A painless way for Treasurers to raise revenue

JOHN Dawkins, a Treasurer and Minister for Education in the Hawke Government, had a problem. How was he to reverse the extravagance of the Whitlam Government’s free tertiary education without causing a middle-class revolt against Labor.

He solved the problem, and the way he did it has lessons for today’s Treasurers.

It has always been difficult for Governments to remove benefits from the undeserving well-off or to impose reasonable and fair taxation upon them. Invariably they include articulate, well-connected people who know how to argue and kick up a fuss where it hurts politically.

On ACT and Victorian Budget days last Tuesday we were reminded of the narrowness of the state and territory tax bases and how they were hemmed in because any impost substantially higher than another state would result in a flight of capital and jobs.

Payroll, gambling, land and other taxes have to fall within a fairly narrow band.

At a federal level, at least, the capital and jobs flight is less of a worry because going off-shore is more difficult than going interstate.

Dawkins’s solution was to make students pay, but at some time in the distant future when they would be earning enough money to do so. It meant the middle-class parents would not have to shell out now (as in before the next election) for their children to go to university.

Pain postponed is pain denied.

The Commonwealth had imposed a new tax without much electoral flak – unlike, say, the GST which almost cost John Howard the prime ministership.

How can today’s Treasurers learn from this? They could reimpose death duties.

Premier Joh Bjelke-Petersen abolished them in Queensland in 1978, quickly followed by the Commonwealth. All other states had followed by 1981.

Bjelke-Petersen thought it was a great stunt. The population of Queensland surged. But no-one asked the critical question: “Were people flocking the Queensland to die in a tax-free environment, or were they going for the sun?”

I strong suspect the latter, considering the flow continued after the tax ended in other states.

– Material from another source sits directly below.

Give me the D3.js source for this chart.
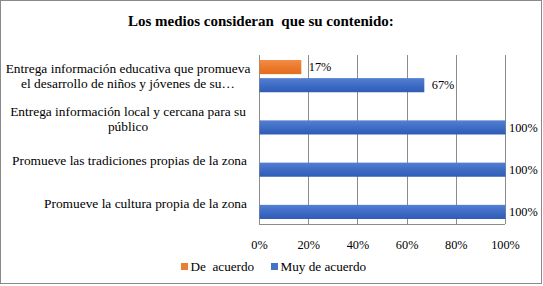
<!DOCTYPE html>
<html>
<head>
<meta charset="utf-8">
<script src="https://cdn.jsdelivr.net/npm/d3@7"></script>
<style>
  body { margin: 0; background: #fff; }
</style>
</head>
<body>
<div id="chart"></div>
<script>
  // data
  const categories = [
    ["Entrega información educativa que promueva", "el desarrollo de niños y jóvenes de su…"],
    ["Entrega información local y cercana para su", "público"],
    ["Promueve las tradiciones propias de la zona"],
    ["Promueve la cultura propia de la zona"]
  ];
  const seriesNames = ["De  acuerdo", "Muy de acuerdo"];
  const deAcuerdo = [17, null, null, null];
  const muyDeAcuerdo = [67, 100, 100, 100];
  const xTicks = [0, 20, 40, 60, 80, 100];
  const title = "Los medios consideran  que su contenido:";

  const W = 543, H = 286;
  const plot = {left: 259, right: 505, top: 55, bottom: 224};
  const colors = ["#ED7D31", "#4472C4"];
  const FONT = "Liberation Serif";

  const svg = d3.select("#chart").append("svg")
    .attr("width", W).attr("height", H);

  // gradients for bars
  const defs = svg.append("defs");
  const grads = [["#F28C46", "#EC7A2C", "#E26E1F"], ["#5480D2", "#3F6CC4", "#2E5CB6"]];
  grads.forEach((g, i) => {
    const lg = defs.append("linearGradient").attr("id", "g" + i)
      .attr("x1", 0).attr("y1", 0).attr("x2", 0).attr("y2", 1);
    lg.append("stop").attr("offset", "0%").attr("stop-color", g[0]);
    lg.append("stop").attr("offset", "50%").attr("stop-color", g[1]);
    lg.append("stop").attr("offset", "100%").attr("stop-color", g[2]);
  });

  // border
  svg.append("rect")
    .attr("x", 0.5).attr("y", 0.5)
    .attr("width", W - 2).attr("height", H - 3)
    .attr("fill", "#fff").attr("stroke", "#898989");

  svg.append("text")
    .attr("x", 128).attr("y", 26)
    .attr("font-family", FONT).attr("font-size", 15).attr("font-weight", "bold")
    .style("white-space", "pre")
    .text(title);

  // scales
  const x = d3.scaleLinear().domain([0, 100]).range([plot.left, plot.right]);
  const y0 = d3.scaleBand().domain(d3.range(categories.length))
    .range([plot.top, plot.bottom]).paddingInner(0.237).paddingOuter(0.1185);
  const y1 = d3.scaleBand().domain([0, 1])
    .range([0, y0.bandwidth()]).paddingInner(0.22);

  // gridlines
  svg.append("g")
    .attr("transform", `translate(0,${plot.bottom})`)
    .call(d3.axisBottom(x).tickValues(xTicks).tickSize(-(plot.bottom - plot.top)).tickFormat(""))
    .call(g => g.select(".domain").remove())
    .call(g => g.selectAll("line").attr("stroke", "#8c8c8c").attr("shape-rendering", "crispEdges"));

  // axis lines
  svg.append("line")
    .attr("x1", plot.left).attr("x2", plot.left)
    .attr("y1", plot.top).attr("y2", plot.bottom)
    .attr("stroke", "#8c8c8c").attr("shape-rendering", "crispEdges");
  svg.append("line")
    .attr("x1", plot.left).attr("x2", plot.right)
    .attr("y1", plot.bottom).attr("y2", plot.bottom)
    .attr("stroke", "#8c8c8c").attr("shape-rendering", "crispEdges");

  // x tick labels
  svg.append("g")
    .attr("transform", `translate(0,${plot.bottom})`)
    .call(d3.axisBottom(x).tickValues(xTicks).tickSize(0).tickPadding(16).tickFormat(d => d + "%"))
    .call(g => g.attr("font-family", FONT).attr("font-size", 12.3))
    .call(g => g.select(".domain").remove())
    .call(g => g.selectAll("text").attr("fill", "#000"));

  // bars
  const series = [deAcuerdo, muyDeAcuerdo];
  series.forEach((vals, s) => {
    const gs = svg.append("g");
    vals.forEach((v, i) => {
      if (v == null) return;
      const yy = y0(i) + y1(s);
      gs.append("rect")
        .attr("x", x(0) + 0.5).attr("y", yy)
        .attr("width", x(v) - x(0)).attr("height", y1.bandwidth())
        .attr("fill", `url(#g${s})`);
      gs.append("text")
        .attr("x", Math.min(x(v) + 8, 509))
        .attr("y", yy + y1.bandwidth() / 2)
        .attr("dy", "0.35em")
        .attr("font-family", FONT).attr("font-size", 12.3)
        .text(v + "%");
    });
  });

  // category labels
  categories.forEach((lines, i) => {
    const cy = y0(i) + y0.bandwidth() / 2;
    const t = svg.append("text")
      .attr("font-family", FONT).attr("font-size", 13.4)
      .attr("text-anchor", lines.length > 1 ? "middle" : "end");
    lines.forEach((ln, j) => {
      t.append("tspan")
        .attr("x", lines.length > 1 ? 128 : 247)
        .attr("y", cy + (j - (lines.length - 1) / 2) * 15)
        .attr("dy", "0.35em")
        .text(ln);
    });
  });

  // legend
  const legend = svg.append("g");
  const lx = [181, 271];
  seriesNames.forEach((n, i) => {
    legend.append("rect")
      .attr("x", lx[i]).attr("y", 263).attr("width", 7).attr("height", 7)
      .attr("fill", colors[i]);
    legend.append("text")
      .attr("x", lx[i] + 9.5).attr("y", 271)
      .attr("font-family", FONT).attr("font-size", 13.2)
      .style("white-space", "pre")
      .text(n);
  });
</script>
</body>
</html>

What would happen if a state or territory reimposed it? I don’t think people would flee that state. And even if they did, would it matter much? If older people fled a state it might be a fiscal blessing as they often take cost burdens on state services with them.

More likely, people would adopt the same thinking as they did following Dawkins’s HECS imposition – it is a long time off and the kids will be paying in any event.

The political fall-out would be lessened because of the modern tendency for Oppositions not to promise to remove new taxes imposed by their predecessors. The GST was a good example.

Another likelihood is that once one state imposed it the others would follow. This is because the political and legal environment is different from 1978. The Commonwealth Grants Commission and Productivity Commission are now far more vigorous in monitoring the states’ and territories’ effectiveness in revenue raising and adjusting Commonwealth grants to the states in that light.

If one jurisdiction raises a death duty, the grants commission will say the others should on pain of relatively less Commonwealth money.

True, we have a form of death duty in the form of the capital gains tax, but critically the principal residence and large swags of personal chattels escape from its radar.

In Britain the death duty is 40 per cent of all the estate over 312,000 pounds. Bear in mind the average London house sells for 354,000 pounds. The tax raises more than 3.6 billion pounds a year.

The tax cannot be avoided and is relatively recession-proof. People still die in recessions even if their assets may not be worth quite as much. However, there would have to be a gift tax to apply retroactively and proportionately on gifts made seven years before death.

The death duty would have the benefit of reducing the tendency for people to pump vast amounts of wealth into their principal residence. It might force a few sales which would put some downward pressure on prices and improve housing affordability.

Oddly enough, the political backlash might be less than imagined. Those Labor voters who have that sort of wealth and might be affected are probably the sort of Labor voters who do not vote out of self-interest.

Moreover, it does not directly affect the people with the wealth because they would be dead when the tax is levied. As to their children, bear in mind that they will be getting, on the British model at least, the first $700,000 or $800,000 tax free and 60 per cent of the rest. They really can’t complain because they are getting the windfall for nothing.

As to the effect on business, the death duty and capital gains taxes could be aligned so there would be no effect.

Further, in these economic times, voters will understand the need to raise revenue elsewhere when business and income taxes are falling. And this tax would not have the effect of dampening economic activity. Indeed a few property and asset sales might increase it.